* begin *

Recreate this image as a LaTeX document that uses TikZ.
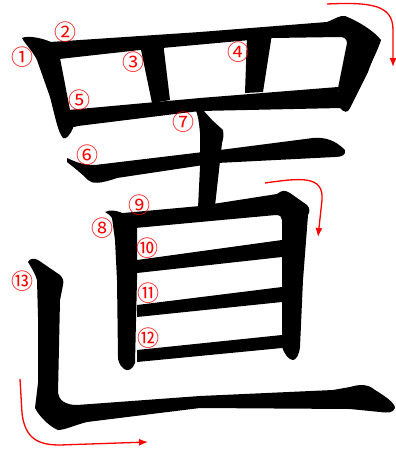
\documentclass[tikz,border=0pt]{standalone}
\usepackage{fontspec}
\newfontfamily\jpfont{Noto Sans CJK JP}
\usetikzlibrary{arrows.meta}
\begin{document}
\begin{tikzpicture}[
    x=1pt,y=-1pt,
    glyph/.style={fill=black},
    num/.style={text=red,inner sep=0pt,font=\jpfont\fontsize{22}{22}\selectfont},
    order/.style={red,line width=1.3pt,-{Latex[length=9pt,width=7pt]}}]
    \useasboundingbox (0,0) rectangle (396,453);
    \def\bl{137}
    \def\br{282}

    \fill[glyph] (22,38) .. controls (28,35) and (45,38) .. (57,45) -- (60,58)
        -- (70,110) -- (73,128) .. controls (70,135) and (66,140) .. (63,138)
        .. controls (58,132) and (56,120) .. (50,97) -- (37,60)
        .. controls (32,50) and (25,44) .. (22,38) -- cycle;
    \fill[glyph] (50,42) -- (200,32) -- (327,22) .. controls (335,19) and (340,15) .. (345,16)
        .. controls (360,22) and (375,32) .. (381,40) .. controls (378,50) and (372,60) .. (368,72)
        -- (350,108) .. controls (348,113) and (344,113) .. (340,108) -- (338,88)
        -- (347,43) .. controls (347,39) and (344,37) .. (340,37) -- (272,38)
        -- (140,50) -- (59,59) -- cycle;
    \fill[glyph] (140,45) -- (163,42) -- (170,100) -- (152,103) -- cycle;
    \fill[glyph] (247,36) -- (272,34) -- (263,92) -- (245,93) -- cycle;
    \fill[glyph] (68,110) -- (200,98) -- (338,87) -- (341,108) -- (200,111)
        -- (183,113) -- (78,126) -- (70,128) -- cycle;
    \fill[glyph] (67,158) .. controls (72,160) and (80,165) .. (95,165) -- (220,150)
        -- (313,138) .. controls (325,137) and (335,140) .. (345,150)
        .. controls (346,155) and (342,157) .. (335,157) -- (217,163) -- (117,178)
        .. controls (100,184) and (92,184) .. (88,180)
        .. controls (80,172) and (72,166) .. (67,162) -- cycle;
    \fill[glyph] (195,108) .. controls (198,107) and (201,108) .. (203,110) -- (212,120)
        -- (223,130) .. controls (224,135) and (223,140) .. (222,143) -- (215,206)
        -- (198,208) -- (200,167) -- (200,133) .. controls (199,122) and (198,115) .. (195,108) -- cycle;
    \fill[glyph] (105,212) .. controls (110,209) and (118,211) .. (125,214) -- (\bl,220)
        -- (\bl,280) -- (135,363) .. controls (133,369) and (128,372) .. (124,369)
        .. controls (119,365) and (118,360) .. (118,357) -- (117,280) -- (115,240)
        -- (112,218) .. controls (110,215) and (107,213) .. (105,212) -- cycle;
    \fill[glyph] (123,213) -- (200,206) -- (277,194) .. controls (282,190) and (285,190) .. (290,193)
        -- (307,205) .. controls (310,208) and (310,212) .. (308,215) -- (303,280) -- (300,347)
        .. controls (299,355) and (296,360) .. (293,360) .. controls (289,360) and (285,355) .. (\br,347)
        -- (\br,220) .. controls (\br,217) and (280,215) .. (276,215) -- (200,222) -- (135,228) -- cycle;
    \foreach \ya/\yb/\yc/\yd in {260/240/257/273, 305/287/302/317, 350/335/348/362}
        \fill[glyph] (\bl,\ya) -- (\br,\yb) -- (\br,\yc) -- (\bl,\yd) -- cycle;
    \fill[glyph] (28,262) .. controls (30,258) and (34,258) .. (38,260) -- (60,275)
        .. controls (63,278) and (64,281) .. (63,285) -- (60,300) -- (58,393)
        .. controls (59,400) and (65,405) .. (77,405) -- (200,396) -- (333,390) -- (350,387)
        .. controls (360,384) and (368,384) .. (375,390) .. controls (385,396) and (395,403) .. (395,408)
        .. controls (393,413) and (388,413) .. (380,412) -- (350,409) -- (200,408) -- (87,422)
        .. controls (75,425) and (65,430) .. (58,430) .. controls (52,428) and (40,418) .. (35,408)
        -- (38,383) -- (38,317) -- (37,280) .. controls (35,273) and (31,267) .. (28,262) -- cycle;

    \foreach \lab/\px/\py [count=\i] in {①/22/57, ②/65/32, ③/133/62, ④/238/52, ⑤/79/100,
        ⑥/87/155, ⑦/183/122, ⑧/102/228, ⑨/139/205, ⑩/147/248, ⑪/148/293, ⑫/148/338, ⑬/23/281}
        \node[num] (n\i) at (\px,\py) {\lab};

    \coordinate (topstart) at (327,4);
    \coordinate (topend) at (393,67);
    \coordinate (midstart) at (265,183);
    \coordinate (midend) at (318,237);
    \coordinate (botstart) at (20,379);
    \coordinate (botend) at (148,442);
    \draw[order] (topstart) .. controls (372,2) and (393,5) .. (393,30) -- (topend);
    \draw[order] (midstart) .. controls (300,178) and (324,175) .. (322,200) -- (midend);
    \draw[order] (botstart) -- (22,413) .. controls (25,440) and (40,445) .. (60,445) -- (botend);
\end{tikzpicture}
\end{document}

* end *

WORK TO BE COMPLETED » Return the listing above unchanged, apart from dropping its pictures.

SOLVED PROBLEM »
Recreate this image as a LaTeX document that uses TikZ.
\documentclass[tikz,border=0pt]{standalone}
\usepackage{fontspec}
\newfontfamily\jpfont{Noto Sans CJK JP}
\usetikzlibrary{arrows.meta}
\begin{document}
\begin{tikzpicture}[
    x=1pt,y=-1pt,
    glyph/.style={fill=black},
    num/.style={text=red,inner sep=0pt,font=\jpfont\fontsize{22}{22}\selectfont},
    order/.style={red,line width=1.3pt,-{Latex[length=9pt,width=7pt]}}]
    \useasboundingbox (0,0) rectangle (396,453);
    \def\bl{137}
    \def\br{282}

    \fill[glyph] (22,38) .. controls (28,35) and (45,38) .. (57,45) -- (60,58)
        -- (70,110) -- (73,128) .. controls (70,135) and (66,140) .. (63,138)
        .. controls (58,132) and (56,120) .. (50,97) -- (37,60)
        .. controls (32,50) and (25,44) .. (22,38) -- cycle;
    \fill[glyph] (50,42) -- (200,32) -- (327,22) .. controls (335,19) and (340,15) .. (345,16)
        .. controls (360,22) and (375,32) .. (381,40) .. controls (378,50) and (372,60) .. (368,72)
        -- (350,108) .. controls (348,113) and (344,113) .. (340,108) -- (338,88)
        -- (347,43) .. controls (347,39) and (344,37) .. (340,37) -- (272,38)
        -- (140,50) -- (59,59) -- cycle;
    \fill[glyph] (140,45) -- (163,42) -- (170,100) -- (152,103) -- cycle;
    \fill[glyph] (247,36) -- (272,34) -- (263,92) -- (245,93) -- cycle;
    \fill[glyph] (68,110) -- (200,98) -- (338,87) -- (341,108) -- (200,111)
        -- (183,113) -- (78,126) -- (70,128) -- cycle;
    \fill[glyph] (67,158) .. controls (72,160) and (80,165) .. (95,165) -- (220,150)
        -- (313,138) .. controls (325,137) and (335,140) .. (345,150)
        .. controls (346,155) and (342,157) .. (335,157) -- (217,163) -- (117,178)
        .. controls (100,184) and (92,184) .. (88,180)
        .. controls (80,172) and (72,166) .. (67,162) -- cycle;
    \fill[glyph] (195,108) .. controls (198,107) and (201,108) .. (203,110) -- (212,120)
        -- (223,130) .. controls (224,135) and (223,140) .. (222,143) -- (215,206)
        -- (198,208) -- (200,167) -- (200,133) .. controls (199,122) and (198,115) .. (195,108) -- cycle;
    \fill[glyph] (105,212) .. controls (110,209) and (118,211) .. (125,214) -- (\bl,220)
        -- (\bl,280) -- (135,363) .. controls (133,369) and (128,372) .. (124,369)
        .. controls (119,365) and (118,360) .. (118,357) -- (117,280) -- (115,240)
        -- (112,218) .. controls (110,215) and (107,213) .. (105,212) -- cycle;
    \fill[glyph] (123,213) -- (200,206) -- (277,194) .. controls (282,190) and (285,190) .. (290,193)
        -- (307,205) .. controls (310,208) and (310,212) .. (308,215) -- (303,280) -- (300,347)
        .. controls (299,355) and (296,360) .. (293,360) .. controls (289,360) and (285,355) .. (\br,347)
        -- (\br,220) .. controls (\br,217) and (280,215) .. (276,215) -- (200,222) -- (135,228) -- cycle;
    \foreach \ya/\yb/\yc/\yd in {260/240/257/273, 305/287/302/317, 350/335/348/362}
        \fill[glyph] (\bl,\ya) -- (\br,\yb) -- (\br,\yc) -- (\bl,\yd) -- cycle;
    \fill[glyph] (28,262) .. controls (30,258) and (34,258) .. (38,260) -- (60,275)
        .. controls (63,278) and (64,281) .. (63,285) -- (60,300) -- (58,393)
        .. controls (59,400) and (65,405) .. (77,405) -- (200,396) -- (333,390) -- (350,387)
        .. controls (360,384) and (368,384) .. (375,390) .. controls (385,396) and (395,403) .. (395,408)
        .. controls (393,413) and (388,413) .. (380,412) -- (350,409) -- (200,408) -- (87,422)
        .. controls (75,425) and (65,430) .. (58,430) .. controls (52,428) and (40,418) .. (35,408)
        -- (38,383) -- (38,317) -- (37,280) .. controls (35,273) and (31,267) .. (28,262) -- cycle;

    \foreach \lab/\px/\py [count=\i] in {①/22/57, ②/65/32, ③/133/62, ④/238/52, ⑤/79/100,
        ⑥/87/155, ⑦/183/122, ⑧/102/228, ⑨/139/205, ⑩/147/248, ⑪/148/293, ⑫/148/338, ⑬/23/281}
        \node[num] (n\i) at (\px,\py) {\lab};

    \coordinate (topstart) at (327,4);
    \coordinate (topend) at (393,67);
    \coordinate (midstart) at (265,183);
    \coordinate (midend) at (318,237);
    \coordinate (botstart) at (20,379);
    \coordinate (botend) at (148,442);
    \draw[order] (topstart) .. controls (372,2) and (393,5) .. (393,30) -- (topend);
    \draw[order] (midstart) .. controls (300,178) and (324,175) .. (322,200) -- (midend);
    \draw[order] (botstart) -- (22,413) .. controls (25,440) and (40,445) .. (60,445) -- (botend);
\end{tikzpicture}
\end{document}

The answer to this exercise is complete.